• _WRITTEN EXERCISE_:
Without including the pictures, copy out every line below.
□ □ □ □ □ □ □
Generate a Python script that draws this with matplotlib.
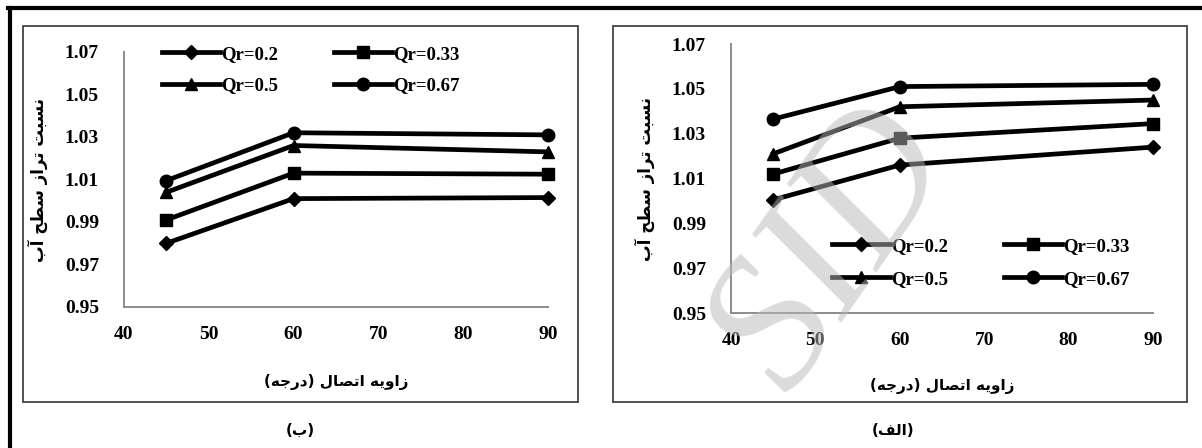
import matplotlib.pyplot as plt
from matplotlib.patches import Rectangle
from matplotlib.lines import Line2D

# joint angle (degrees)
angles = [45, 60, 90]
series_names = ["Qr=0.2", "Qr=0.33", "Qr=0.5", "Qr=0.67"]

# panel (b) - left
b_q02 = [0.980, 1.001, 1.0015]
b_q033 = [0.991, 1.013, 1.0125]
b_q05 = [1.004, 1.026, 1.023]
b_q067 = [1.0095, 1.032, 1.031]

# panel (alef) - right
a_q02 = [1.0005, 1.016, 1.024]
a_q033 = [1.012, 1.028, 1.0345]
a_q05 = [1.021, 1.042, 1.045]
a_q067 = [1.0365, 1.051, 1.052]

x_ticks = [40, 50, 60, 70, 80, 90]
y_ticks = [0.95, 0.97, 0.99, 1.01, 1.03, 1.05, 1.07]

ylabel_fa = "نسبت تراز سطح آب"
xlabel_fa = "زاویه اتصال (درجه)"
cap_b = "(ب)"
cap_a = "(الف)"

# very small arabic shaper: (isolated, final, initial, medial)
FORMS = {
    'ا': ('\uFE8D', '\uFE8E', None, None),
    'آ': ('\uFE81', '\uFE82', None, None),
    'ب': ('\uFE8F', '\uFE90', '\uFE91', '\uFE92'),
    'ت': ('\uFE95', '\uFE96', '\uFE97', '\uFE98'),
    'ج': ('\uFE9D', '\uFE9E', '\uFE9F', '\uFEA0'),
    'ح': ('\uFEA1', '\uFEA2', '\uFEA3', '\uFEA4'),
    'د': ('\uFEA9', '\uFEAA', None, None),
    'ر': ('\uFEAD', '\uFEAE', None, None),
    'ز': ('\uFEAF', '\uFEB0', None, None),
    'س': ('\uFEB1', '\uFEB2', '\uFEB3', '\uFEB4'),
    'ص': ('\uFEB9', '\uFEBA', '\uFEBB', '\uFEBC'),
    'ط': ('\uFEC1', '\uFEC2', '\uFEC3', '\uFEC4'),
    'ف': ('\uFED1', '\uFED2', '\uFED3', '\uFED4'),
    'ل': ('\uFEDD', '\uFEDE', '\uFEDF', '\uFEE0'),
    'ن': ('\uFEE5', '\uFEE6', '\uFEE7', '\uFEE8'),
    'ه': ('\uFEE9', '\uFEEA', '\uFEEB', '\uFEEC'),
    'و': ('\uFEED', '\uFEEE', None, None),
    'ی': ('\uFBFC', '\uFBFD', '\uFBFE', '\uFBFF'),
}


def shape(s):
    out = []
    for i, ch in enumerate(s):
        if ch not in FORMS:
            out.append(ch)
            continue
        f = FORMS[ch]
        prev = s[i - 1] if i > 0 else ''
        nxt = s[i + 1] if i + 1 < len(s) else ''
        jp = prev in FORMS and FORMS[prev][2] is not None
        jn = f[2] is not None and nxt in FORMS
        if jp and jn:
            g = f[3]
        elif jp:
            g = f[1]
        elif jn:
            g = f[2]
        else:
            g = f[0]
        out.append(g)
    vis = ''.join(reversed(out))
    return vis.translate(str.maketrans('()', ')('))


fa_font = dict(family=['DejaVu Sans'], fontweight='bold')
num_font = 'Liberation Serif'

fig = plt.figure(figsize=(12.02, 4.48), dpi=100)
W, H = 1202.0, 448.0


def px(x0, y0, x1, y1):
    return [x0 / W, 1 - y1 / H, (x1 - x0) / W, (y1 - y0) / H]


markers = ['D', 's', '^', 'o']
msizes = [7, 9, 9, 9]


def draw_panel(rect, data, leg_anchor, xl_y, rowsp):
    ax = fig.add_axes(rect)
    lines = []
    for vals, m, ms, name in zip(data, markers, msizes, series_names):
        ln, = ax.plot(angles, vals, color='black', lw=3.4, marker=m,
                      markersize=ms, label=name, clip_on=False)
        lines.append(ln)
    ax.set_xlim(40, 90)
    ax.set_ylim(0.95, 1.07)
    ax.set_xticks(x_ticks)
    ax.set_yticks(y_ticks)
    ax.set_yticklabels(["%.2f" % v for v in y_ticks])
    for s in ['top', 'right']:
        ax.spines[s].set_visible(False)
    for s in ['left', 'bottom']:
        ax.spines[s].set_color('#8c8c8c')
        ax.spines[s].set_linewidth(1.4)
    ax.tick_params(length=0, labelsize=14)
    ax.tick_params(axis='x', pad=14)
    ax.tick_params(axis='y', pad=18)
    for t in ax.get_xticklabels() + ax.get_yticklabels():
        t.set_fontfamily(num_font)
        t.set_fontweight('bold')
    ax.set_ylabel(shape(ylabel_fa), fontsize=12, labelpad=12, **fa_font)
    fig.text((rect[0] + rect[2] / 2), 1 - xl_y / H, shape(xlabel_fa),
             ha='center', va='center', fontsize=11, **fa_font)
    # row-wise order like the original legend
    order = [0, 2, 1, 3]
    fig.legend(handles=[lines[i] for i in order], ncol=2, loc='upper left',
               bbox_to_anchor=leg_anchor, frameon=False,
               handlelength=3.1, handletextpad=0.05,
               columnspacing=3.0, labelspacing=rowsp,
               prop=dict(family=num_font, weight='bold', size=13.5))
    return ax


draw_panel(px(124, 52, 548, 307), [b_q02, b_q033, b_q05, b_q067],
           (145 / W, 1 - 29 / H), 382, 0.75)
draw_panel(px(731, 44, 1153, 313), [a_q02, a_q033, a_q05, a_q067],
           (815 / W, 1 - 221 / H), 386, 0.85)

# panel frames
for x0, x1 in [(23, 578), (613, 1187)]:
    fig.patches.append(Rectangle((x0 / W, 1 - 402 / H), (x1 - x0) / W,
                                 (402 - 26.5) / H, transform=fig.transFigure,
                                 fill=False, ec='#333333', lw=1.2))

# outer border (top and left)
fig.lines.append(Line2D([8 / W, 1], [1 - 8.5 / H, 1 - 8.5 / H],
                        transform=fig.transFigure, color='black', lw=3))
fig.lines.append(Line2D([9.5 / W, 9.5 / W], [0, 1 - 8.5 / H],
                        transform=fig.transFigure, color='black', lw=3))

fig.text(300 / W, 1 - 430 / H, shape(cap_b), ha='center', va='center',
         fontsize=11, **fa_font)
fig.text(893 / W, 1 - 430 / H, shape(cap_a), ha='center', va='center',
         fontsize=11, **fa_font)

# watermark
fig.text(835 / W, 1 - 250 / H, "SID", ha='center', va='center',
         fontsize=135, rotation=55, family='Liberation Serif',
         style='italic', color=(0.72, 0.72, 0.72), alpha=0.5, zorder=10)

fig.savefig('out.png', dpi=100)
□ □ □ □ □ □ □
• _RESULT_:
Generate a Python script that draws this with matplotlib.
import matplotlib.pyplot as plt
from matplotlib.patches import Rectangle
from matplotlib.lines import Line2D

# joint angle (degrees)
angles = [45, 60, 90]
series_names = ["Qr=0.2", "Qr=0.33", "Qr=0.5", "Qr=0.67"]

# panel (b) - left
b_q02 = [0.980, 1.001, 1.0015]
b_q033 = [0.991, 1.013, 1.0125]
b_q05 = [1.004, 1.026, 1.023]
b_q067 = [1.0095, 1.032, 1.031]

# panel (alef) - right
a_q02 = [1.0005, 1.016, 1.024]
a_q033 = [1.012, 1.028, 1.0345]
a_q05 = [1.021, 1.042, 1.045]
a_q067 = [1.0365, 1.051, 1.052]

x_ticks = [40, 50, 60, 70, 80, 90]
y_ticks = [0.95, 0.97, 0.99, 1.01, 1.03, 1.05, 1.07]

ylabel_fa = "نسبت تراز سطح آب"
xlabel_fa = "زاویه اتصال (درجه)"
cap_b = "(ب)"
cap_a = "(الف)"

# very small arabic shaper: (isolated, final, initial, medial)
FORMS = {
    'ا': ('\uFE8D', '\uFE8E', None, None),
    'آ': ('\uFE81', '\uFE82', None, None),
    'ب': ('\uFE8F', '\uFE90', '\uFE91', '\uFE92'),
    'ت': ('\uFE95', '\uFE96', '\uFE97', '\uFE98'),
    'ج': ('\uFE9D', '\uFE9E', '\uFE9F', '\uFEA0'),
    'ح': ('\uFEA1', '\uFEA2', '\uFEA3', '\uFEA4'),
    'د': ('\uFEA9', '\uFEAA', None, None),
    'ر': ('\uFEAD', '\uFEAE', None, None),
    'ز': ('\uFEAF', '\uFEB0', None, None),
    'س': ('\uFEB1', '\uFEB2', '\uFEB3', '\uFEB4'),
    'ص': ('\uFEB9', '\uFEBA', '\uFEBB', '\uFEBC'),
    'ط': ('\uFEC1', '\uFEC2', '\uFEC3', '\uFEC4'),
    'ف': ('\uFED1', '\uFED2', '\uFED3', '\uFED4'),
    'ل': ('\uFEDD', '\uFEDE', '\uFEDF', '\uFEE0'),
    'ن': ('\uFEE5', '\uFEE6', '\uFEE7', '\uFEE8'),
    'ه': ('\uFEE9', '\uFEEA', '\uFEEB', '\uFEEC'),
    'و': ('\uFEED', '\uFEEE', None, None),
    'ی': ('\uFBFC', '\uFBFD', '\uFBFE', '\uFBFF'),
}


def shape(s):
    out = []
    for i, ch in enumerate(s):
        if ch not in FORMS:
            out.append(ch)
            continue
        f = FORMS[ch]
        prev = s[i - 1] if i > 0 else ''
        nxt = s[i + 1] if i + 1 < len(s) else ''
        jp = prev in FORMS and FORMS[prev][2] is not None
        jn = f[2] is not None and nxt in FORMS
        if jp and jn:
            g = f[3]
        elif jp:
            g = f[1]
        elif jn:
            g = f[2]
        else:
            g = f[0]
        out.append(g)
    vis = ''.join(reversed(out))
    return vis.translate(str.maketrans('()', ')('))


fa_font = dict(family=['DejaVu Sans'], fontweight='bold')
num_font = 'Liberation Serif'

fig = plt.figure(figsize=(12.02, 4.48), dpi=100)
W, H = 1202.0, 448.0


def px(x0, y0, x1, y1):
    return [x0 / W, 1 - y1 / H, (x1 - x0) / W, (y1 - y0) / H]


markers = ['D', 's', '^', 'o']
msizes = [7, 9, 9, 9]


def draw_panel(rect, data, leg_anchor, xl_y, rowsp):
    ax = fig.add_axes(rect)
    lines = []
    for vals, m, ms, name in zip(data, markers, msizes, series_names):
        ln, = ax.plot(angles, vals, color='black', lw=3.4, marker=m,
                      markersize=ms, label=name, clip_on=False)
        lines.append(ln)
    ax.set_xlim(40, 90)
    ax.set_ylim(0.95, 1.07)
    ax.set_xticks(x_ticks)
    ax.set_yticks(y_ticks)
    ax.set_yticklabels(["%.2f" % v for v in y_ticks])
    for s in ['top', 'right']:
        ax.spines[s].set_visible(False)
    for s in ['left', 'bottom']:
        ax.spines[s].set_color('#8c8c8c')
        ax.spines[s].set_linewidth(1.4)
    ax.tick_params(length=0, labelsize=14)
    ax.tick_params(axis='x', pad=14)
    ax.tick_params(axis='y', pad=18)
    for t in ax.get_xticklabels() + ax.get_yticklabels():
        t.set_fontfamily(num_font)
        t.set_fontweight('bold')
    ax.set_ylabel(shape(ylabel_fa), fontsize=12, labelpad=12, **fa_font)
    fig.text((rect[0] + rect[2] / 2), 1 - xl_y / H, shape(xlabel_fa),
             ha='center', va='center', fontsize=11, **fa_font)
    # row-wise order like the original legend
    order = [0, 2, 1, 3]
    fig.legend(handles=[lines[i] for i in order], ncol=2, loc='upper left',
               bbox_to_anchor=leg_anchor, frameon=False,
               handlelength=3.1, handletextpad=0.05,
               columnspacing=3.0, labelspacing=rowsp,
               prop=dict(family=num_font, weight='bold', size=13.5))
    return ax


draw_panel(px(124, 52, 548, 307), [b_q02, b_q033, b_q05, b_q067],
           (145 / W, 1 - 29 / H), 382, 0.75)
draw_panel(px(731, 44, 1153, 313), [a_q02, a_q033, a_q05, a_q067],
           (815 / W, 1 - 221 / H), 386, 0.85)

# panel frames
for x0, x1 in [(23, 578), (613, 1187)]:
    fig.patches.append(Rectangle((x0 / W, 1 - 402 / H), (x1 - x0) / W,
                                 (402 - 26.5) / H, transform=fig.transFigure,
                                 fill=False, ec='#333333', lw=1.2))

# outer border (top and left)
fig.lines.append(Line2D([8 / W, 1], [1 - 8.5 / H, 1 - 8.5 / H],
                        transform=fig.transFigure, color='black', lw=3))
fig.lines.append(Line2D([9.5 / W, 9.5 / W], [0, 1 - 8.5 / H],
                        transform=fig.transFigure, color='black', lw=3))

fig.text(300 / W, 1 - 430 / H, shape(cap_b), ha='center', va='center',
         fontsize=11, **fa_font)
fig.text(893 / W, 1 - 430 / H, shape(cap_a), ha='center', va='center',
         fontsize=11, **fa_font)

# watermark
fig.text(835 / W, 1 - 250 / H, "SID", ha='center', va='center',
         fontsize=135, rotation=55, family='Liberation Serif',
         style='italic', color=(0.72, 0.72, 0.72), alpha=0.5, zorder=10)

fig.savefig('out.png', dpi=100)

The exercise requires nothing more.